--- REQUEST ---
Pictures within the data are to be left out; everything else must be reproduced exactly.

--- PROVIDED DATA ---
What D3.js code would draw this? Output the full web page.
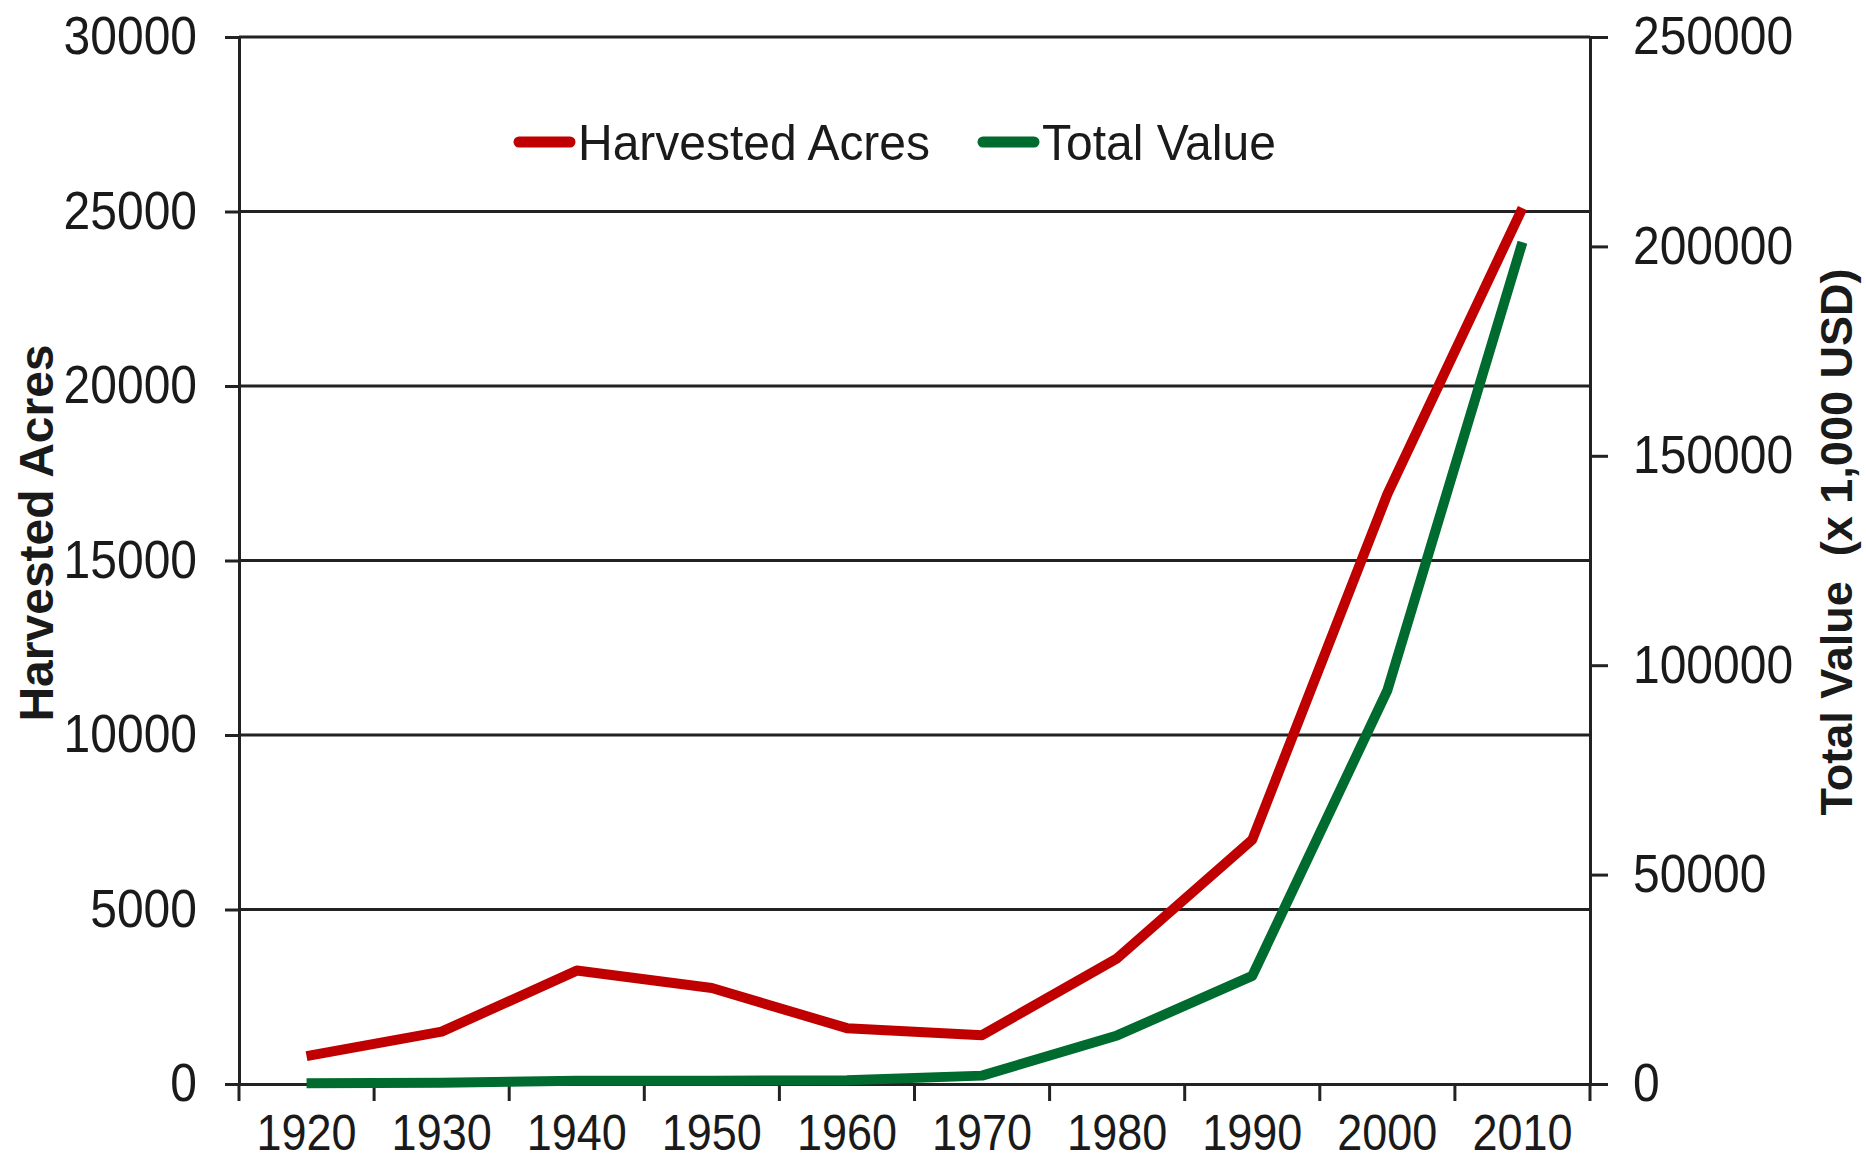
<!DOCTYPE html>
<html>
  <head>
    <meta charset="utf-8">
    <title>Harvested Acres and Total Value</title>
    <style>
      body { margin: 0; background: white; }
      text { font-family: "Liberation Sans", Arial, sans-serif; fill: #1a1a1a; }
      .axis path, .axis line { stroke: #222; stroke-width: 3; fill: none; }
      .grid line { stroke: #222; stroke-width: 3; }
      .y.axis .tick text { font-size: 48px; }
      .x.axis .tick text { font-size: 45px; }
      .title { font-weight: bold; }
      .legend text { font-size: 48px; }
      .series { fill: none; stroke-width: 10; stroke-linejoin: round; }
    </style>
    <script src="https://d3js.org/d3.v7.min.js"></script>
  </head>
  <body>
    <script>
      const years = ['1920', '1930', '1940', '1950', '1960', '1970', '1980', '1990', '2000', '2010'];
      const acres = [800, 1500, 3250, 2750, 1600, 1400, 3600, 7000, 16900, 25100];
      const totalValue = [200, 300, 800, 800, 900, 2000, 11600, 25800, 94000, 201000];
      const acreTicks = [0, 5000, 10000, 15000, 20000, 25000, 30000];
      const valueTicks = [0, 50000, 100000, 150000, 200000, 250000];

      const width = 1866, height = 1164;
      const plot = { left: 239, right: 1590, top: 37, bottom: 1084 };

      const svg = d3.select('body').append('svg')
        .attr('width', width)
        .attr('height', height);

      const x = d3.scaleBand().domain(years).range([plot.left, plot.right]);
      const yL = d3.scaleLinear().domain([0, 30000]).range([plot.bottom, plot.top]);
      const yR = d3.scaleLinear().domain([0, 250000]).range([plot.bottom, plot.top]);

      // gridlines
      svg.append('g').attr('class', 'grid')
        .selectAll('line').data(acreTicks.slice(1)).enter().append('line')
          .attr('x1', plot.left).attr('x2', plot.right)
          .attr('y1', d => yL(d)).attr('y2', d => yL(d));

      // left axis
      svg.append('g').attr('class', 'y axis')
        .attr('transform', `translate(${plot.left},0)`)
        .call(d3.axisLeft(yL).tickValues(acreTicks).tickSize(14).tickPadding(28).tickFormat(d3.format('d')))
        .selectAll('.tick text').attr('transform', 'scale(1,1.1)');

      // right axis
      svg.append('g').attr('class', 'y axis')
        .attr('transform', `translate(${plot.right},0)`)
        .call(d3.axisRight(yR).tickValues(valueTicks).tickSize(18).tickPadding(25).tickFormat(d3.format('d')))
        .selectAll('.tick text').attr('transform', 'scale(1,1.1)');

      // bottom axis: labels at band centers, ticks at band edges
      const xAxis = svg.append('g').attr('class', 'x axis')
        .attr('transform', `translate(0,${plot.bottom})`)
        .call(d3.axisBottom(x).tickSize(0).tickPadding(29).tickSizeOuter(0));
      xAxis.selectAll('.tick text').attr('transform', 'scale(1,1.09)');
      xAxis.selectAll('.edge').data(years.concat(['end'])).enter().append('line')
        .attr('class', 'edge')
        .attr('x1', d => d === 'end' ? plot.right : x(d))
        .attr('x2', d => d === 'end' ? plot.right : x(d))
        .attr('y1', 0).attr('y2', 17);

      // lines
      const lineL = d3.line().x((d, i) => x(years[i]) + x.bandwidth() / 2).y(d => yL(d));
      const lineR = d3.line().x((d, i) => x(years[i]) + x.bandwidth() / 2).y(d => yR(d));

      svg.append('path').attr('class', 'series').attr('stroke', '#006b2e').attr('d', lineR(totalValue));
      svg.append('path').attr('class', 'series').attr('stroke', '#c00000').attr('d', lineL(acres));

      // axis titles
      svg.append('text').attr('class', 'title')
        .attr('transform', `translate(53,533) rotate(-90)`)
        .attr('text-anchor', 'middle')
        .style('font-size', '48px')
        .text('Harvested Acres');
      svg.append('text').attr('class', 'title')
        .attr('transform', `translate(1852,542) rotate(-90)`)
        .attr('text-anchor', 'middle')
        .attr('xml:space', 'preserve')
        .style('font-size', '45px')
        .text('Total Value  (x 1,000 USD)');

      // legend
      const legend = svg.append('g').attr('class', 'legend');
      const items = [
        { name: 'Harvested Acres', color: '#c00000', x: 519 },
        { name: 'Total Value', color: '#006b2e', x: 983 }
      ];
      items.forEach(it => {
        legend.append('line')
          .attr('x1', it.x).attr('x2', it.x + 51)
          .attr('y1', 142).attr('y2', 142)
          .attr('stroke', it.color).attr('stroke-width', 11).attr('stroke-linecap', 'round');
        legend.append('text')
          .attr('x', it.x + 59).attr('y', 142).attr('dy', '0.36em')
          .attr('transform', `translate(0,${142 * -0.04}) scale(1,1.04)`)
          .text(it.name);
      });
    </script>
  </body>
</html>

--- SOLVED EXERCISE ---
What D3.js code would draw this? Output the full web page.
<!DOCTYPE html>
<html>
  <head>
    <meta charset="utf-8">
    <title>Harvested Acres and Total Value</title>
    <style>
      body { margin: 0; background: white; }
      text { font-family: "Liberation Sans", Arial, sans-serif; fill: #1a1a1a; }
      .axis path, .axis line { stroke: #222; stroke-width: 3; fill: none; }
      .grid line { stroke: #222; stroke-width: 3; }
      .y.axis .tick text { font-size: 48px; }
      .x.axis .tick text { font-size: 45px; }
      .title { font-weight: bold; }
      .legend text { font-size: 48px; }
      .series { fill: none; stroke-width: 10; stroke-linejoin: round; }
    </style>
    <script src="https://d3js.org/d3.v7.min.js"></script>
  </head>
  <body>
    <script>
      const years = ['1920', '1930', '1940', '1950', '1960', '1970', '1980', '1990', '2000', '2010'];
      const acres = [800, 1500, 3250, 2750, 1600, 1400, 3600, 7000, 16900, 25100];
      const totalValue = [200, 300, 800, 800, 900, 2000, 11600, 25800, 94000, 201000];
      const acreTicks = [0, 5000, 10000, 15000, 20000, 25000, 30000];
      const valueTicks = [0, 50000, 100000, 150000, 200000, 250000];

      const width = 1866, height = 1164;
      const plot = { left: 239, right: 1590, top: 37, bottom: 1084 };

      const svg = d3.select('body').append('svg')
        .attr('width', width)
        .attr('height', height);

      const x = d3.scaleBand().domain(years).range([plot.left, plot.right]);
      const yL = d3.scaleLinear().domain([0, 30000]).range([plot.bottom, plot.top]);
      const yR = d3.scaleLinear().domain([0, 250000]).range([plot.bottom, plot.top]);

      // gridlines
      svg.append('g').attr('class', 'grid')
        .selectAll('line').data(acreTicks.slice(1)).enter().append('line')
          .attr('x1', plot.left).attr('x2', plot.right)
          .attr('y1', d => yL(d)).attr('y2', d => yL(d));

      // left axis
      svg.append('g').attr('class', 'y axis')
        .attr('transform', `translate(${plot.left},0)`)
        .call(d3.axisLeft(yL).tickValues(acreTicks).tickSize(14).tickPadding(28).tickFormat(d3.format('d')))
        .selectAll('.tick text').attr('transform', 'scale(1,1.1)');

      // right axis
      svg.append('g').attr('class', 'y axis')
        .attr('transform', `translate(${plot.right},0)`)
        .call(d3.axisRight(yR).tickValues(valueTicks).tickSize(18).tickPadding(25).tickFormat(d3.format('d')))
        .selectAll('.tick text').attr('transform', 'scale(1,1.1)');

      // bottom axis: labels at band centers, ticks at band edges
      const xAxis = svg.append('g').attr('class', 'x axis')
        .attr('transform', `translate(0,${plot.bottom})`)
        .call(d3.axisBottom(x).tickSize(0).tickPadding(29).tickSizeOuter(0));
      xAxis.selectAll('.tick text').attr('transform', 'scale(1,1.09)');
      xAxis.selectAll('.edge').data(years.concat(['end'])).enter().append('line')
        .attr('class', 'edge')
        .attr('x1', d => d === 'end' ? plot.right : x(d))
        .attr('x2', d => d === 'end' ? plot.right : x(d))
        .attr('y1', 0).attr('y2', 17);

      // lines
      const lineL = d3.line().x((d, i) => x(years[i]) + x.bandwidth() / 2).y(d => yL(d));
      const lineR = d3.line().x((d, i) => x(years[i]) + x.bandwidth() / 2).y(d => yR(d));

      svg.append('path').attr('class', 'series').attr('stroke', '#006b2e').attr('d', lineR(totalValue));
      svg.append('path').attr('class', 'series').attr('stroke', '#c00000').attr('d', lineL(acres));

      // axis titles
      svg.append('text').attr('class', 'title')
        .attr('transform', `translate(53,533) rotate(-90)`)
        .attr('text-anchor', 'middle')
        .style('font-size', '48px')
        .text('Harvested Acres');
      svg.append('text').attr('class', 'title')
        .attr('transform', `translate(1852,542) rotate(-90)`)
        .attr('text-anchor', 'middle')
        .attr('xml:space', 'preserve')
        .style('font-size', '45px')
        .text('Total Value  (x 1,000 USD)');

      // legend
      const legend = svg.append('g').attr('class', 'legend');
      const items = [
        { name: 'Harvested Acres', color: '#c00000', x: 519 },
        { name: 'Total Value', color: '#006b2e', x: 983 }
      ];
      items.forEach(it => {
        legend.append('line')
          .attr('x1', it.x).attr('x2', it.x + 51)
          .attr('y1', 142).attr('y2', 142)
          .attr('stroke', it.color).attr('stroke-width', 11).attr('stroke-linecap', 'round');
        legend.append('text')
          .attr('x', it.x + 59).attr('y', 142).attr('dy', '0.36em')
          .attr('transform', `translate(0,${142 * -0.04}) scale(1,1.04)`)
          .text(it.name);
      });
    </script>
  </body>
</html>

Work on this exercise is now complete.